Tau-related differences in MTL activation for repetition suppression, novel stimuli, and repeated stimuli. A, Repetition suppression was quantified by contrasting activity between novel and repeated stimuli, and compared across the YA, low tau (Tau– OA), and high tau (Tau+ OA) groups with ANOVAs and follow-up pairwise comparisons. Tau– OA demonstrated a significant reduction in repetition suppression (vs YA) in bilateral hippocampus and alEC-R (independent samples t test, ps < 0.05). Tau+ OA demonstrated additional reductions in repetition suppression across the MTL (vs YA and Tau– OA; ps < 0.05). B, C, To determine whether activity changes to novel and/or repeated stimuli were driving reduced repetition suppression, we next investigated each subcomponent of the contrast separately. B, Activity to novel stimuli was compared to the perceptual baseline condition. There were minimal group differences in activity to novel stimuli, including both increases and decreases in activity. C, Activity to repeated stimuli was compared to the perceptual baseline condition. Hyperactivity in the Tau– OA group (vs YA) was found in bilateral hippocampus and alEC-R, and hyperactivity in the Tau+ OA group (vs Tau– OA and YA) was found throughout the MTL. This hyperactivity to repeated stimuli can be inferred to drive the reduction in repetition suppression seen in A. Significance above each bar reflects one sample t tests within each group, while lines across bars represent significant group differences with independent samples t tests. Error bars represent SEM; ***p < 0.001, **p < 0.01, *p < 0.05.

Figure 4.

Aβ-related differences in MTL activation for repetition suppression. Repetition suppression activity was compared across the YA, Aβ– OA, and Aβ+ OA groups with ANOVAs and follow-up pairwise comparisons. While significant differences were found between the YA group and each Aβ group, there were no additional significant difference between Aβ– and Aβ+ OA, indicating no effect of Aβ positivity on repetition suppression activity (ps > 0.05).
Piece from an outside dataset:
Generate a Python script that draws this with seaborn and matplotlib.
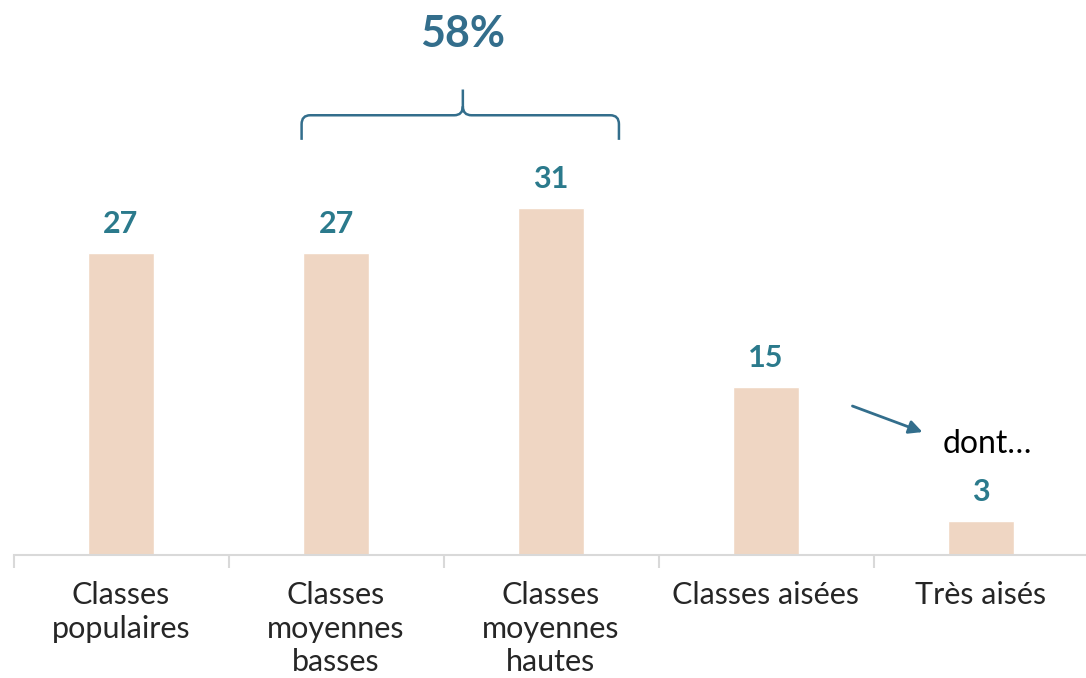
import matplotlib.pyplot as plt
import seaborn as sns
from matplotlib.path import Path
from matplotlib.patches import PathPatch

# data
categories = ['Classes\npopulaires', 'Classes\nmoyennes\nbasses', 'Classes\nmoyennes\nhautes',
              'Classes aisées', 'Très aisés']
values = [27, 27, 31, 15, 3]
group_label = '58%'
note_label = 'dont…'

bar_color = '#EFD6C3'
num_color = '#2B7A8C'
accent = '#336E8C'

sns.set_style('white')
plt.rcParams['font.family'] = ['Lato', 'DejaVu Sans']

fig = plt.figure(figsize=(10.86, 6.78), dpi=100)
ax = fig.add_axes([13.5 / 1086, 123 / 678, 1075 / 1086, 555 / 678])

sns.barplot(x=categories, y=values, color=bar_color, width=0.31, ax=ax, saturation=1)
ax.set_xlim(-0.5, 4.5)
ax.set_ylim(0, 49.6)

# value labels
ax.bar_label(ax.containers[0], padding=11, color=num_color, fontsize=22, fontweight='bold')

# axes styling
for s in ['top', 'right', 'left']:
    ax.spines[s].set_visible(False)
ax.spines['bottom'].set_color('#D9D9D9')
ax.spines['bottom'].set_linewidth(1.5)
ax.set_yticks([])
ax.tick_params(axis='x', which='major', length=0, labelsize=22, pad=19)
ax.set_xticks([i - 0.5 for i in range(len(categories) + 1)], minor=True)
ax.tick_params(axis='x', which='minor', bottom=True, length=9, width=1.5,
               color='#D9D9D9', direction='out')
for lab in ax.get_xticklabels():
    lab.set_linespacing(1.24)
ax.set_xlabel('')

# brace over the two middle-class bars
x0, x1, xc = 0.84, 2.316, 1.59
y0, y1, y2 = 37.1, 39.3, 41.6
rx, ry = 0.04, 0.8
verts = [(x0, y0), (x0, y1 - ry), (x0, y1), (x0 + rx, y1),
         (xc - rx, y1), (xc, y1), (xc, y1 + ry), (xc, y2),
         (xc, y1 + ry), (xc, y1), (xc + rx, y1),
         (x1 - rx, y1), (x1, y1), (x1, y1 - ry), (x1, y0)]
codes = [Path.MOVETO, Path.LINETO, Path.CURVE3, Path.CURVE3,
         Path.LINETO, Path.CURVE3, Path.CURVE3, Path.LINETO,
         Path.MOVETO, Path.CURVE3, Path.CURVE3,
         Path.LINETO, Path.CURVE3, Path.CURVE3, Path.LINETO]
ax.add_patch(PathPatch(Path(verts, codes), fill=False, edgecolor=accent, lw=1.8,
                       clip_on=False, capstyle='butt'))
ax.text(xc, 46.6, group_label, ha='center', va='center', color=accent,
        fontsize=31, fontweight='bold')

# arrow to the "dont…" note
ax.annotate('', xy=(3.74, 10.9), xytext=(3.39, 13.4),
            arrowprops=dict(arrowstyle='-|>', color=accent, lw=2, mutation_scale=20))
ax.text(4.03, 9.9, note_label, ha='center', va='center', color='black', fontsize=23)

fig.savefig('out.png', dpi=100)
Significance above each bar reflects one sample t tests within each group, while lines across bars represent significant group differences with independent samples t tests. Error bars represent SEM; ***p < 0.001, **p < 0.01, *p < 0.05.

Figure 5.

Tau-related differences in MTL activation for repetition suppression for object (A) and scene (B) stimuli modeled separately. Repetition suppression was defined as the difference in activity between the novel and repeated stimuli. Patterns of repetition suppression were generally similar for object (A) and scene (B) stimuli, both regarding patterns within each group and contrasts between groups. Significance above each bar reflects one sample t tests within each age group, while lines across bars represent significant group differences with independent samples t tests. Error bars represent SEM; ***p < 0.001, **p < 0.01, *p < 0.05.

Figure 6.

Increased activation to novel and repeated stimuli is associated with entorhinal tau pathology in OAs. Mean FTP SUVR of native space entorhinal cortex (EC) was extracted and partial volume corrected for each OA subject. To obtain measures of activity, the mean β value for each ROI was extracted for novel and repeated stimuli (compared to perceptual baseline). Robust regressions were performed to reduce the effects of outliers. All correlations controlled for age, sex, and EC thickness (raw data shown). EC FTP SUVR was associated with increased activity to both novel and repeated stimuli in A35 (A), pmEC (B), and hippocampus (D), but not alEC (C); * indicates significant skipped correlations (CI does not include zero). Black data points were identified as bivariate outliers and removed in the skipped correlation.